- RAW DATA:
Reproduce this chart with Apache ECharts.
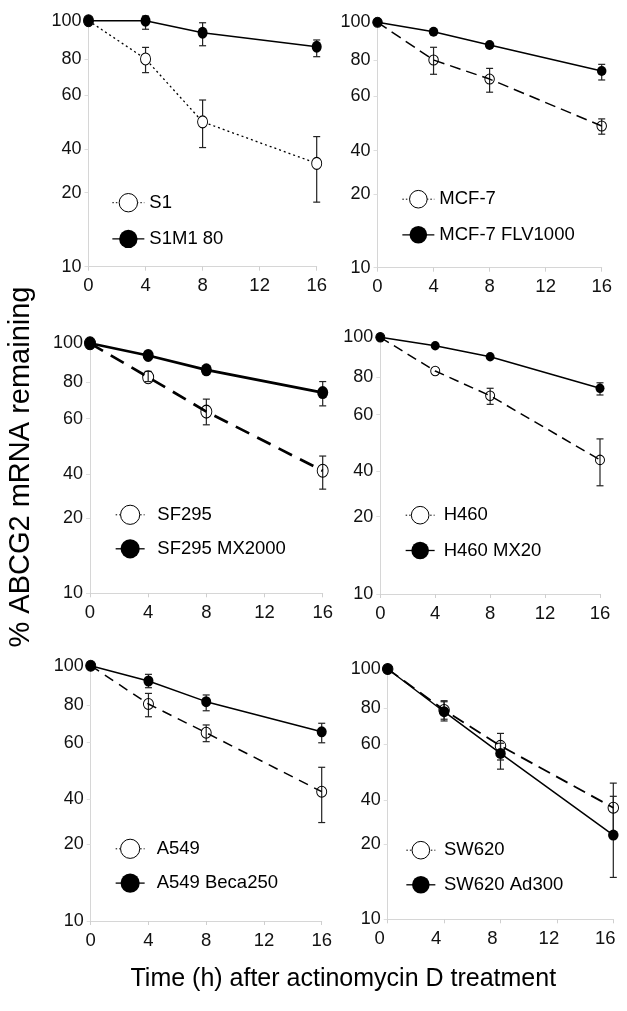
<!DOCTYPE html>
<html><head><meta charset="utf-8">
<script src="https://cdn.jsdelivr.net/npm/echarts@6/dist/echarts.min.js"></script>
<style>html,body{margin:0;padding:0;background:#fff}#c{width:627px;height:1011px}</style>
</head><body><div id="c"></div>
<script>
// ---------- data ----------
const hours = [0, 4, 8, 16];
const xTickInterval = 4;
// y axis is logarithmic (10-100); printed tick texts sit at these scale positions
const yTickValues = [10, 20, 30, 50, 70, 100];
const yTickLabels = ['10', '20', '40', '60', '80', '100'];
const xTitle = 'Time (h) after actinomycin D treatment';
const yTitle = '% ABCG2 mRNA remaining';

// panel 1
const p1Names = ['S1', 'S1M1 80'];
const p1Open = [100, 69.9, 38.8, 26.3];
const p1OpenLow = [null, 61.5, 30.5, 18.3];
const p1OpenHigh = [null, 77.9, 47.6, 33.8];
const p1Filled = [100, 100, 89.4, 78.4];
const p1FilledLow = [null, 92.3, 79.1, 71.4];
const p1FilledHigh = [null, 104.5, 98.1, 83.5];

// panel 2
const p2Names = ['MCF-7', 'MCF-7 FLV1000'];
const p2Open = [100, 70.2, 58.7, 37.8];
const p2OpenLow = [null, 61.4, 51.9, 35.0];
const p2OpenHigh = [null, 79.1, 64.9, 40.4];
const p2Filled = [100, 91.5, 80.8, 63.3];
const p2FilledLow = [null, null, null, 58.2];
const p2FilledHigh = [null, null, null, 67.4];

// panel 3
const p3Names = ['SF295', 'SF295 MX2000'];
const p3Open = [100, 73.2, 53.3, 30.9];
const p3OpenLow = [null, 70.3, 47.2, 26.1];
const p3OpenHigh = [null, 77.2, 59.8, 35.4];
const p3Filled = [100, 89.4, 78.3, 63.5];
const p3FilledLow = [null, null, null, 56.2];
const p3FilledHigh = [null, null, null, 70.3];

// panel 4
const p4Names = ['H460', 'H460 MX20'];
const p4Open = [100, 73.9, 59.2, 33.3];
const p4OpenLow = [null, null, 54.8, 26.4];
const p4OpenHigh = [null, null, 63.3, 40.2];
const p4Filled = [100, 92.7, 84.0, 63.3];
const p4FilledLow = [null, null, null, 59.6];
const p4FilledHigh = [null, null, null, 66.5];

// panel 5
const p5Names = ['A549', 'A549 Beca250'];
const p5Open = [100, 70.8, 54.6, 32.1];
const p5OpenLow = [null, 63.1, 50.4, 24.3];
const p5OpenHigh = [null, 77.9, 58.6, 40.0];
const p5Filled = [100, 87.1, 72.3, 55.1];
const p5FilledLow = [null, 82.0, 66.6, 49.9];
const p5FilledHigh = [null, 92.5, 76.8, 59.5];

// panel 6
const p6Names = ['SW620', 'SW620 Ad300'];
const p6Open = [100, 68.6, 49.3, 27.9];
const p6OpenLow = [null, 63.0, 43.3, 22.4];
const p6OpenHigh = [null, 74.7, 55.3, 35.0];
const p6Filled = [100, 67.5, 46.0, 21.7];
const p6FilledLow = [null, 62.0, 39.8, 14.7];
const p6FilledHigh = [null, 74.0, 50.5, 31.0];

// ---------- layout / style ----------
const FONT = '"Liberation Sans", Arial, sans-serif';
const panels = [
  {names:p1Names, open:[p1Open,p1OpenLow,p1OpenHigh], filled:[p1Filled,p1FilledLow,p1FilledHigh],
   grid:{left:88.5, top:20.7, width:228.2, height:246},
   legend:{left:111.7, top:193, itemGap:17, itemWidth:32, itemHeight:23, pad:0},
   openLine:{type:[2,3], width:1.3}, filledWidth:1.5, sym:[10,12], openFill:'#fff', xPad:0},
  {names:p2Names, open:[p2Open,p2OpenLow,p2OpenHigh], filled:[p2Filled,p2FilledLow,p2FilledHigh],
   grid:{left:377.5, top:22.3, width:224.2, height:245.4},
   legend:{left:401.7, top:189.7, itemGap:16.6, itemWidth:32, itemHeight:22, pad:0},
   openLine:{type:[11,6], width:1.5}, filledWidth:1.5, sym:[9.5,10], openFill:'rgba(255,255,255,0)', xPad:0},
  {names:p3Names, open:[p3Open,p3OpenLow,p3OpenHigh], filled:[p3Filled,p3FilledLow,p3FilledHigh],
   grid:{left:90, top:343.3, width:232.7, height:250},
   legend:{left:115, top:504.7, itemGap:14.3, itemWidth:29, itemHeight:24, pad:7.7},
   openLine:{type:[15,9], width:2.7}, filledWidth:2.7, sym:[11,13], openFill:'rgba(255,255,255,0)', xPad:0},
  {names:p4Names, open:[p4Open,p4OpenLow,p4OpenHigh], filled:[p4Filled,p4FilledLow,p4FilledHigh],
   grid:{left:380.3, top:337.3, width:219.7, height:256.7},
   legend:{left:405, top:505.7, itemGap:16.3, itemWidth:29, itemHeight:22, pad:4},
   openLine:{type:[10,6], width:1.5}, filledWidth:1.5, sym:[9,9.5], openFill:'rgba(255,255,255,0)', xPad:0},
  {names:p5Names, open:[p5Open,p5OpenLow,p5OpenHigh], filled:[p5Filled,p5FilledLow,p5FilledHigh],
   grid:{left:90.7, top:665.7, width:231, height:255.3},
   legend:{left:115, top:838.7, itemGap:14.6, itemWidth:29, itemHeight:24, pad:7},
   openLine:{type:[10,7], width:1.5}, filledWidth:1.5, sym:[10,11], openFill:'rgba(255,255,255,0)', xPad:0},
  {names:p6Names, open:[p6Open,p6OpenLow,p6OpenHigh], filled:[p6Filled,p6FilledLow,p6FilledHigh],
   grid:{left:387.7, top:669, width:225.6, height:250.3},
   legend:{left:405.7, top:840.7, itemGap:15.6, itemWidth:29, itemHeight:22, pad:3.6},
   openLine:{type:[13,7], width:1.8}, filledWidth:1.5, sym:[10.5,11], openFill:'rgba(255,255,255,0)', xPad:16}
];

function yLabel(v) {
  let best = 0, bd = Infinity;
  yTickValues.forEach((t, i) => { const d = Math.abs(t - v); if (d < bd) { bd = d; best = i; } });
  return yTickLabels[best];
}

function renderErr(params, api) {
  const x = api.value(0), lo = api.value(1), hi = api.value(2);
  const p1 = api.coord([x, lo]), p2 = api.coord([x, hi]);
  const cap = 3.5;
  const style = {stroke: '#222', lineWidth: 1.2};
  return {type: 'group', children: [
    {type: 'line', shape: {x1: p1[0], y1: p1[1], x2: p2[0], y2: p2[1]}, style: style},
    {type: 'line', shape: {x1: p1[0] - cap, y1: p1[1], x2: p1[0] + cap, y2: p1[1]}, style: style},
    {type: 'line', shape: {x1: p2[0] - cap, y1: p2[1], x2: p2[0] + cap, y2: p2[1]}, style: style}
  ]};
}

function errData(lo, hi) {
  const out = [];
  hours.forEach((h, i) => { if (lo[i] != null && hi[i] != null) out.push([h, lo[i], hi[i]]); });
  return out;
}

const grid = [], xAxis = [], yAxis = [], legend = [], series = [];
panels.forEach((p, i) => {
  grid.push(Object.assign({containLabel: false}, p.grid));
  xAxis.push({
    type: 'value', gridIndex: i, min: 0, max: 16, interval: xTickInterval,
    axisLine: {onZero: false, lineStyle: {color: '#d6d6d6', width: 1}},
    axisTick: {show: true, length: 4, lineStyle: {color: '#cfcfcf'}},
    axisLabel: {fontSize: 18.5, color: '#111', margin: 10, fontFamily: FONT,
                padding: p.xPad ? [0, p.xPad, 0, 0] : 0},
    splitLine: {show: false}
  });
  yAxis.push({
    type: 'log', logBase: 10, gridIndex: i, min: 10, max: 100,
    axisLine: {show: true, onZero: false, lineStyle: {color: '#d6d6d6', width: 1}},
    axisTick: {show: true, customValues: yTickValues, length: 4, lineStyle: {color: '#dedede'}},
    axisLabel: {customValues: yTickValues, formatter: yLabel, fontSize: 18, color: '#111',
                margin: 7, fontFamily: FONT},
    splitLine: {show: false}, minorTick: {show: false}
  });
  const L = p.legend;
  legend.push({
    orient: 'vertical', left: L.left, top: L.top, padding: 0, itemGap: L.itemGap,
    itemWidth: L.itemWidth, itemHeight: L.itemHeight, selectedMode: false,
    textStyle: {fontSize: 18.5, color: '#000', fontFamily: FONT, padding: [0, 0, 0, L.pad]},
    data: [
      {name: p.names[0], itemStyle: {color: '#fff', borderColor: '#000', borderWidth: 1},
       lineStyle: {type: [1.5, 2], width: 1, color: '#000'}},
      {name: p.names[1], itemStyle: {color: '#000', borderWidth: 0},
       lineStyle: {type: 'solid', width: 1.3, color: '#000'}}
    ]
  });
  // error bars
  series.push({
    type: 'custom', xAxisIndex: i, yAxisIndex: i, z: 1, silent: true,
    renderItem: renderErr, encode: {x: 0, y: [1, 2]},
    data: errData(p.open[1], p.open[2])
  });
  series.push({
    type: 'custom', xAxisIndex: i, yAxisIndex: i, z: 1, silent: true,
    renderItem: renderErr, encode: {x: 0, y: [1, 2]},
    data: errData(p.filled[1], p.filled[2])
  });
  series.push({
    name: p.names[0], type: 'line', xAxisIndex: i, yAxisIndex: i, z: 2, clip: false,
    data: hours.map((h, k) => [h, p.open[0][k]]),
    symbol: 'circle', symbolSize: p.sym, showAllSymbol: true,
    itemStyle: {color: p.openFill, borderColor: '#000', borderWidth: 1},
    lineStyle: {color: '#000', width: p.openLine.width, type: p.openLine.type},
    emphasis: {disabled: true}
  });
  series.push({
    name: p.names[1], type: 'line', xAxisIndex: i, yAxisIndex: i, z: 3, clip: false,
    data: hours.map((h, k) => [h, p.filled[0][k]]),
    symbol: 'circle', symbolSize: p.sym, showAllSymbol: true,
    itemStyle: {color: '#000', borderWidth: 0},
    lineStyle: {color: '#000', width: p.filledWidth, type: 'solid'},
    emphasis: {disabled: true}
  });
});

const chart = echarts.init(document.getElementById('c'), null, {renderer: 'canvas'});
chart.setOption({
  animation: false,
  backgroundColor: '#fff',
  grid: grid, xAxis: xAxis, yAxis: yAxis, legend: legend, series: series,
  graphic: [
    {type: 'text', x: 20.7, y: 467, rotation: Math.PI / 2,
     style: {text: yTitle, fontSize: 29, fill: '#000', align: 'center', verticalAlign: 'middle', fontFamily: FONT}},
    {type: 'text', x: 343.3, y: 979,
     style: {text: xTitle, fontSize: 25, fill: '#000', align: 'center', verticalAlign: 'middle', fontFamily: FONT}}
  ]
});
</script></body></html>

- WHAT THE TASK REQUIRES: Return exactly what appears from the opening line of the material through the line with "const p1FilledHigh = [null, 104.5, 98.1, 83.5];", apart from the pictures.

- PROBLEM SOLUTION:
Reproduce this chart with Apache ECharts.
<!DOCTYPE html>
<html><head><meta charset="utf-8">
<script src="https://cdn.jsdelivr.net/npm/echarts@6/dist/echarts.min.js"></script>
<style>html,body{margin:0;padding:0;background:#fff}#c{width:627px;height:1011px}</style>
</head><body><div id="c"></div>
<script>
// ---------- data ----------
const hours = [0, 4, 8, 16];
const xTickInterval = 4;
// y axis is logarithmic (10-100); printed tick texts sit at these scale positions
const yTickValues = [10, 20, 30, 50, 70, 100];
const yTickLabels = ['10', '20', '40', '60', '80', '100'];
const xTitle = 'Time (h) after actinomycin D treatment';
const yTitle = '% ABCG2 mRNA remaining';

// panel 1
const p1Names = ['S1', 'S1M1 80'];
const p1Open = [100, 69.9, 38.8, 26.3];
const p1OpenLow = [null, 61.5, 30.5, 18.3];
const p1OpenHigh = [null, 77.9, 47.6, 33.8];
const p1Filled = [100, 100, 89.4, 78.4];
const p1FilledLow = [null, 92.3, 79.1, 71.4];
const p1FilledHigh = [null, 104.5, 98.1, 83.5];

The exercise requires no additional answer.